Source material —

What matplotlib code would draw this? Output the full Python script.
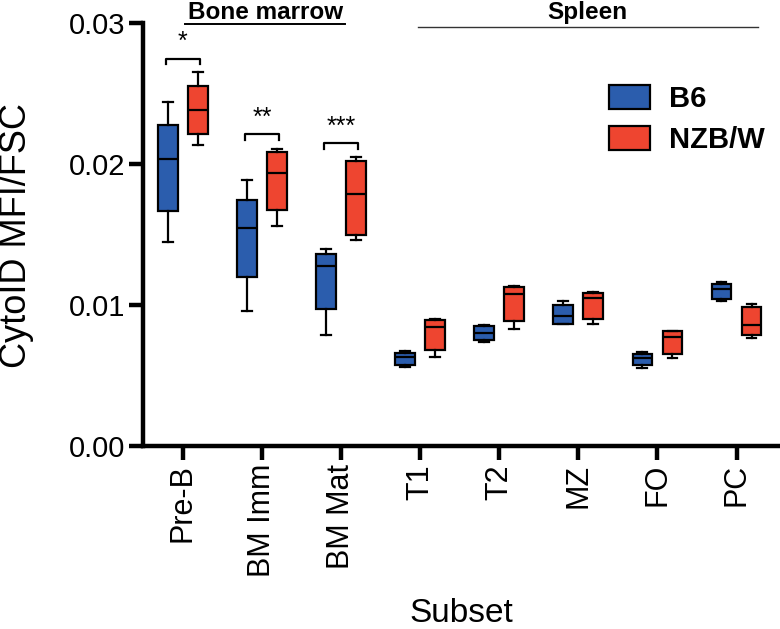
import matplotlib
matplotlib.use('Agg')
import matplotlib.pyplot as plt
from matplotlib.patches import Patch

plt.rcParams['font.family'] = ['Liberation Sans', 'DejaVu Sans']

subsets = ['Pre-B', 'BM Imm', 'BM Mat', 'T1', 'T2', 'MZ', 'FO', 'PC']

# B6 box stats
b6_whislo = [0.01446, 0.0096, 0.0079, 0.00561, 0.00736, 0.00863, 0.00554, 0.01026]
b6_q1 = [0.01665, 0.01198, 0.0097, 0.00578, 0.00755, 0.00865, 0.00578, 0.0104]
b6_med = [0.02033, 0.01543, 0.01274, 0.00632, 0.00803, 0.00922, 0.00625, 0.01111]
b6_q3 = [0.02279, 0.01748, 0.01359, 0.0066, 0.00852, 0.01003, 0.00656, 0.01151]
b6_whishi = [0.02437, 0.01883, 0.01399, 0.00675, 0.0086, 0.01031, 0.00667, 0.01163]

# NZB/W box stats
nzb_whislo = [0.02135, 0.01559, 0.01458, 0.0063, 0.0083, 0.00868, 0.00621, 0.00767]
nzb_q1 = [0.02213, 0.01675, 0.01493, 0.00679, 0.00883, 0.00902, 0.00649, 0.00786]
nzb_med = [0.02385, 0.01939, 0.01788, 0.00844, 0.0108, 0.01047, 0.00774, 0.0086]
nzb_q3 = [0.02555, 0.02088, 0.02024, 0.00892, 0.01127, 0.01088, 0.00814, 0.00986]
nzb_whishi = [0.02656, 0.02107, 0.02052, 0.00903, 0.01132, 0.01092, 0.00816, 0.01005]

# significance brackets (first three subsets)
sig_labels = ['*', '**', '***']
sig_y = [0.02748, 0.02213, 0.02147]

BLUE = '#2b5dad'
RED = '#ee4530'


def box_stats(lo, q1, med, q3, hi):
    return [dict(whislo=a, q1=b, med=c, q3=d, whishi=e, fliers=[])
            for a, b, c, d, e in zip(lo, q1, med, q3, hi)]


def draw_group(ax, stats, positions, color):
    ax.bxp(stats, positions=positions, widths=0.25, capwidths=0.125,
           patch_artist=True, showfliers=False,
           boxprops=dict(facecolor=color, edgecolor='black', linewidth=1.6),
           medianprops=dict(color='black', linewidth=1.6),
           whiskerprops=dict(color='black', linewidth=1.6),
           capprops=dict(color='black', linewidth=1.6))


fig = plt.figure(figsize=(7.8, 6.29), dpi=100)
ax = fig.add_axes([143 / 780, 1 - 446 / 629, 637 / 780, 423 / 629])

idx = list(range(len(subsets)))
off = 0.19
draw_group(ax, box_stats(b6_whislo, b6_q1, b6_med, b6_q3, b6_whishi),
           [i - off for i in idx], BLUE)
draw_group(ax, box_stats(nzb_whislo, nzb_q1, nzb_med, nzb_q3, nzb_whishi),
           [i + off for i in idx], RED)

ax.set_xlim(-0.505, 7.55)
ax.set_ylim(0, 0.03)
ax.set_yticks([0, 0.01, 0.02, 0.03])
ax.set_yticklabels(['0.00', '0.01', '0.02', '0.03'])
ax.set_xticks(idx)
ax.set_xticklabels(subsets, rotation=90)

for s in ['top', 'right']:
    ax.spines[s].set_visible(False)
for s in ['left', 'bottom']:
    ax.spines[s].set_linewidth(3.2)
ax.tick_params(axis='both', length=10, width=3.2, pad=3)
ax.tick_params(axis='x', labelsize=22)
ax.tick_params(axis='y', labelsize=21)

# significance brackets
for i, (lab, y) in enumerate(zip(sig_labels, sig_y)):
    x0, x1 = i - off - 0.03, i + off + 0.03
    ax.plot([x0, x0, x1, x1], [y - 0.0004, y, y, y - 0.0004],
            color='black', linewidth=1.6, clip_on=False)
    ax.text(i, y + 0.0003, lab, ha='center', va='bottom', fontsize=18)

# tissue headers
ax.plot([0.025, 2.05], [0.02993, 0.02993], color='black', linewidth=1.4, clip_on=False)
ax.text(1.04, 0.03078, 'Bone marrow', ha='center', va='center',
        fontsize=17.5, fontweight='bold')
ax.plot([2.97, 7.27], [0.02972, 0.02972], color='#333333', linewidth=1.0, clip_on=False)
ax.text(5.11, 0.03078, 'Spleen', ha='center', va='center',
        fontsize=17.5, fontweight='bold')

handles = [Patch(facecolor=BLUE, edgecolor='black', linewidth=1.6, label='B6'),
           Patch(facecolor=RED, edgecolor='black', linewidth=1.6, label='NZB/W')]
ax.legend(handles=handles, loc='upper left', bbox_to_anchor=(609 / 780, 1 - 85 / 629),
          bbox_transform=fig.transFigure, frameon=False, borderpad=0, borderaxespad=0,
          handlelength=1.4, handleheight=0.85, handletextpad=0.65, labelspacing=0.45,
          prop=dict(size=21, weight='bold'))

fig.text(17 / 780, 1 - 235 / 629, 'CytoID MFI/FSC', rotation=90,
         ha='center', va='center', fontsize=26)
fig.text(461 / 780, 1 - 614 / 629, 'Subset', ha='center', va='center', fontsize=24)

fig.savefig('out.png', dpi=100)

...

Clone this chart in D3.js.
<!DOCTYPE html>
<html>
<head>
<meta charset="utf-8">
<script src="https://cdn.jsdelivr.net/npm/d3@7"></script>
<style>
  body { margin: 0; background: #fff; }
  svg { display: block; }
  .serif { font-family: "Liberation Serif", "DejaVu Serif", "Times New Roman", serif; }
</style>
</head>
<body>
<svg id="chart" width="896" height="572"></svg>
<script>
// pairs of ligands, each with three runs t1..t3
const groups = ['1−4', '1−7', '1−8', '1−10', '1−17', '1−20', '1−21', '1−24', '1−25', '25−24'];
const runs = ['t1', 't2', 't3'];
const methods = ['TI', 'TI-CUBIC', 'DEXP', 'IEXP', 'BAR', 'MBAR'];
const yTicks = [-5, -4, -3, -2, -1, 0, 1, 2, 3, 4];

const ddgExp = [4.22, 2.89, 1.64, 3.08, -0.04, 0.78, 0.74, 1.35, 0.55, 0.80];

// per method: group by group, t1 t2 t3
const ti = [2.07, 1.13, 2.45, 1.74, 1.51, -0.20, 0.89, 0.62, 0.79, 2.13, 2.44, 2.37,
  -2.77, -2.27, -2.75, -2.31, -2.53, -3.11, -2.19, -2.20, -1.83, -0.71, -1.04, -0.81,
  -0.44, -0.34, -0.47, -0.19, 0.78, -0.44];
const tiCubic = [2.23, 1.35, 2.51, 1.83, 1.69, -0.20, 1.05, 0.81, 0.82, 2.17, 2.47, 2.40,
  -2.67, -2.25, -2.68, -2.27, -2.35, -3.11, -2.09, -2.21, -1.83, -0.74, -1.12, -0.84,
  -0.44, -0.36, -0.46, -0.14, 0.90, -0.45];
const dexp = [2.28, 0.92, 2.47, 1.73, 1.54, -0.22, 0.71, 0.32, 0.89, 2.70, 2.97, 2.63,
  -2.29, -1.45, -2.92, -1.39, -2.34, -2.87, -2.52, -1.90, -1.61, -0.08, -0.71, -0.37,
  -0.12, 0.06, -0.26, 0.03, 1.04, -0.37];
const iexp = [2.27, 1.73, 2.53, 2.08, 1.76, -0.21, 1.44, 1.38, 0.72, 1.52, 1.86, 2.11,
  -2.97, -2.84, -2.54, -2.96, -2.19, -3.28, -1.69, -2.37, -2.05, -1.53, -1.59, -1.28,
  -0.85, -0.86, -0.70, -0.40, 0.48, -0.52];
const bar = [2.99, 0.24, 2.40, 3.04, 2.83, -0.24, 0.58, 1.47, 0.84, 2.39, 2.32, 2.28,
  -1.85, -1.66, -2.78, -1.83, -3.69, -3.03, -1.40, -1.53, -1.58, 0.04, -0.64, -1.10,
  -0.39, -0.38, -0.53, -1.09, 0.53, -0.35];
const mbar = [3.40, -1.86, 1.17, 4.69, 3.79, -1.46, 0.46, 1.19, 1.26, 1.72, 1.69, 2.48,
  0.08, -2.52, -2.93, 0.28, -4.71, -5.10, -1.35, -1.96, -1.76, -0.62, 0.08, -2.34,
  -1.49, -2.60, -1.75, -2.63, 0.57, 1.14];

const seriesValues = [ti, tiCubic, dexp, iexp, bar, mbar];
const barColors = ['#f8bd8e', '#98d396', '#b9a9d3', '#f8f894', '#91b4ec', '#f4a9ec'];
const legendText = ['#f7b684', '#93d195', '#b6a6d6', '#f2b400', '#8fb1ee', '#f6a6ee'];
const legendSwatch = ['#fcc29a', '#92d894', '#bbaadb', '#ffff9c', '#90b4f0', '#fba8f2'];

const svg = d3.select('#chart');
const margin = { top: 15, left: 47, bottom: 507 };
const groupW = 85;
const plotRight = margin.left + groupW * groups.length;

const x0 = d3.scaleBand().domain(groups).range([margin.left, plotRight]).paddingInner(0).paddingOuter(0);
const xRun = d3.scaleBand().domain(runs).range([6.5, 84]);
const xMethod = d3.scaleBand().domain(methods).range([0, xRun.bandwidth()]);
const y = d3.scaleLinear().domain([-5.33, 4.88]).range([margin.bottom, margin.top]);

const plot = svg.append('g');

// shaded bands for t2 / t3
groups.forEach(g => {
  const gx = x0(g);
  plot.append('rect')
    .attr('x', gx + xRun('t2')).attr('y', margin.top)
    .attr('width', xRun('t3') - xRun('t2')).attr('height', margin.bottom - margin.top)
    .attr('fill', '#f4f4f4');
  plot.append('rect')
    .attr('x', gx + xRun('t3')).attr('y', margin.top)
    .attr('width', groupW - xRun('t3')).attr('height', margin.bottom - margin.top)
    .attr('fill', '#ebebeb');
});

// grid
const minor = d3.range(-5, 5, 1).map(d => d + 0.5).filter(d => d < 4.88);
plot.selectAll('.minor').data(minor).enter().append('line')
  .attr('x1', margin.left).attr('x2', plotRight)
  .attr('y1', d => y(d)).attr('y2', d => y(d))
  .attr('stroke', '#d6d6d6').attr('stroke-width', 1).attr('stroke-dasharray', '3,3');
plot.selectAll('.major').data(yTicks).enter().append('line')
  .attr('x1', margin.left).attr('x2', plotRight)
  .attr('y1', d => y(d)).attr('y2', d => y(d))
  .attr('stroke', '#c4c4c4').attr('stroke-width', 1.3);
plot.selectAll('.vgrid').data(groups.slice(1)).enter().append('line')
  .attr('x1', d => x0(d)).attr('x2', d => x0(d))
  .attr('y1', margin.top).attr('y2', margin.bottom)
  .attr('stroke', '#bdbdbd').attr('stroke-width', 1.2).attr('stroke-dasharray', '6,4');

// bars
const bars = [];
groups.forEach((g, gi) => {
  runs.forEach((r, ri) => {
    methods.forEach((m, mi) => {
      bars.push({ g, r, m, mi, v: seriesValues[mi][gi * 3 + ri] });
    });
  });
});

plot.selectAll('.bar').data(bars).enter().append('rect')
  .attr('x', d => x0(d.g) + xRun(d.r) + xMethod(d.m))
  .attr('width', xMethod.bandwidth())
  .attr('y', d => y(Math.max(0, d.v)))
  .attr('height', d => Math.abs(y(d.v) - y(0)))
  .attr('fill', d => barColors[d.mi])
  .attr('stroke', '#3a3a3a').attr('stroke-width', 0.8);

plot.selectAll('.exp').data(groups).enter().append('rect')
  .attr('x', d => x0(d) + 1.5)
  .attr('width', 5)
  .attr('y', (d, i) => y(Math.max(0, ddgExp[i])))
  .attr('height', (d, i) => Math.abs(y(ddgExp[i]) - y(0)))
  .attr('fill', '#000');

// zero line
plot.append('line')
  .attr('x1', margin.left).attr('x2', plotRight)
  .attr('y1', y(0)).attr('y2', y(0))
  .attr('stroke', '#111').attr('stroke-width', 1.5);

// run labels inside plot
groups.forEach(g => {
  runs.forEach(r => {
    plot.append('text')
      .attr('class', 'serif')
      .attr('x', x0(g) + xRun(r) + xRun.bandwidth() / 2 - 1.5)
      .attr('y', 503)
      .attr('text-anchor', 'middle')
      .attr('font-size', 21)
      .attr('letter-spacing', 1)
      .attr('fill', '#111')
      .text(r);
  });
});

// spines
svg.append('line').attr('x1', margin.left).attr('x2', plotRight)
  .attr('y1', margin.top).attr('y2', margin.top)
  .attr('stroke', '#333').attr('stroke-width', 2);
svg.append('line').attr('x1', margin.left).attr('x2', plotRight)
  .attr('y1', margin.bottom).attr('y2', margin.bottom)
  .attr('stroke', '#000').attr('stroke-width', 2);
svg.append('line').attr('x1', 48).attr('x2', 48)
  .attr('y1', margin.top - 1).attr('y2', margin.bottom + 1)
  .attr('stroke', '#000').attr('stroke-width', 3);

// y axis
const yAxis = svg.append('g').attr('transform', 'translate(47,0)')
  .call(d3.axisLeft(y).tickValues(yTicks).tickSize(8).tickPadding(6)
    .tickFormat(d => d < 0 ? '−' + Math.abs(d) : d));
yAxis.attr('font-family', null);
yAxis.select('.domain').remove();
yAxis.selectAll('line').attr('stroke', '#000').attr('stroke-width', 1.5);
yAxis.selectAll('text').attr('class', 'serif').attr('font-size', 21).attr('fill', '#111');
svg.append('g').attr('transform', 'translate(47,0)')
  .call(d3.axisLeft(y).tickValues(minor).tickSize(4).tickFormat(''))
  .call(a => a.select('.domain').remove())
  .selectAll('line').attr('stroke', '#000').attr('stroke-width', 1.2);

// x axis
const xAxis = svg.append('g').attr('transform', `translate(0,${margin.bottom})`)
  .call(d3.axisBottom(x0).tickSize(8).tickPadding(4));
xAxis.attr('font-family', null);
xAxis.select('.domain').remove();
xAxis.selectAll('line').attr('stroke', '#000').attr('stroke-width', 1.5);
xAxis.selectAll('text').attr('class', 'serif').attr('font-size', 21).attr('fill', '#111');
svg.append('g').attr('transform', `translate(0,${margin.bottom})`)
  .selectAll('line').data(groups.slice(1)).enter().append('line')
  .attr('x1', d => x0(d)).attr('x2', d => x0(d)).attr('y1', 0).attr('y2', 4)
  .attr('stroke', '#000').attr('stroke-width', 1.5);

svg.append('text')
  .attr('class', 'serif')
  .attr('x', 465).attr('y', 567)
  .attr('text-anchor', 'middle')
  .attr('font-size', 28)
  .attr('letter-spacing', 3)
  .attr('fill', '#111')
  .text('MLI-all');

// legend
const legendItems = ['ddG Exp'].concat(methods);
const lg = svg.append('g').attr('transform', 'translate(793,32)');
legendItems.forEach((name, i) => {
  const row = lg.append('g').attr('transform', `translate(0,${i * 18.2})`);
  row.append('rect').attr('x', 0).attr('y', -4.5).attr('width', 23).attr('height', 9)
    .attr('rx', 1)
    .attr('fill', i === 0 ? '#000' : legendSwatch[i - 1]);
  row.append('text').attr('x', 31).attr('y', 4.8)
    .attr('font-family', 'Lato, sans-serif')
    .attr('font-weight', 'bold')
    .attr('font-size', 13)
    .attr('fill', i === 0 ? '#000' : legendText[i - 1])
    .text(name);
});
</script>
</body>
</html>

Required work — Every line from the one containing "What matplotlib code" to the one containing "RED = '#ee4530'" should be output exactly, both ends included. Nothing else goes in, and no pictures either.

Worked answer —
What matplotlib code would draw this? Output the full Python script.
import matplotlib
matplotlib.use('Agg')
import matplotlib.pyplot as plt
from matplotlib.patches import Patch

plt.rcParams['font.family'] = ['Liberation Sans', 'DejaVu Sans']

subsets = ['Pre-B', 'BM Imm', 'BM Mat', 'T1', 'T2', 'MZ', 'FO', 'PC']

# B6 box stats
b6_whislo = [0.01446, 0.0096, 0.0079, 0.00561, 0.00736, 0.00863, 0.00554, 0.01026]
b6_q1 = [0.01665, 0.01198, 0.0097, 0.00578, 0.00755, 0.00865, 0.00578, 0.0104]
b6_med = [0.02033, 0.01543, 0.01274, 0.00632, 0.00803, 0.00922, 0.00625, 0.01111]
b6_q3 = [0.02279, 0.01748, 0.01359, 0.0066, 0.00852, 0.01003, 0.00656, 0.01151]
b6_whishi = [0.02437, 0.01883, 0.01399, 0.00675, 0.0086, 0.01031, 0.00667, 0.01163]

# NZB/W box stats
nzb_whislo = [0.02135, 0.01559, 0.01458, 0.0063, 0.0083, 0.00868, 0.00621, 0.00767]
nzb_q1 = [0.02213, 0.01675, 0.01493, 0.00679, 0.00883, 0.00902, 0.00649, 0.00786]
nzb_med = [0.02385, 0.01939, 0.01788, 0.00844, 0.0108, 0.01047, 0.00774, 0.0086]
nzb_q3 = [0.02555, 0.02088, 0.02024, 0.00892, 0.01127, 0.01088, 0.00814, 0.00986]
nzb_whishi = [0.02656, 0.02107, 0.02052, 0.00903, 0.01132, 0.01092, 0.00816, 0.01005]

# significance brackets (first three subsets)
sig_labels = ['*', '**', '***']
sig_y = [0.02748, 0.02213, 0.02147]

BLUE = '#2b5dad'
RED = '#ee4530'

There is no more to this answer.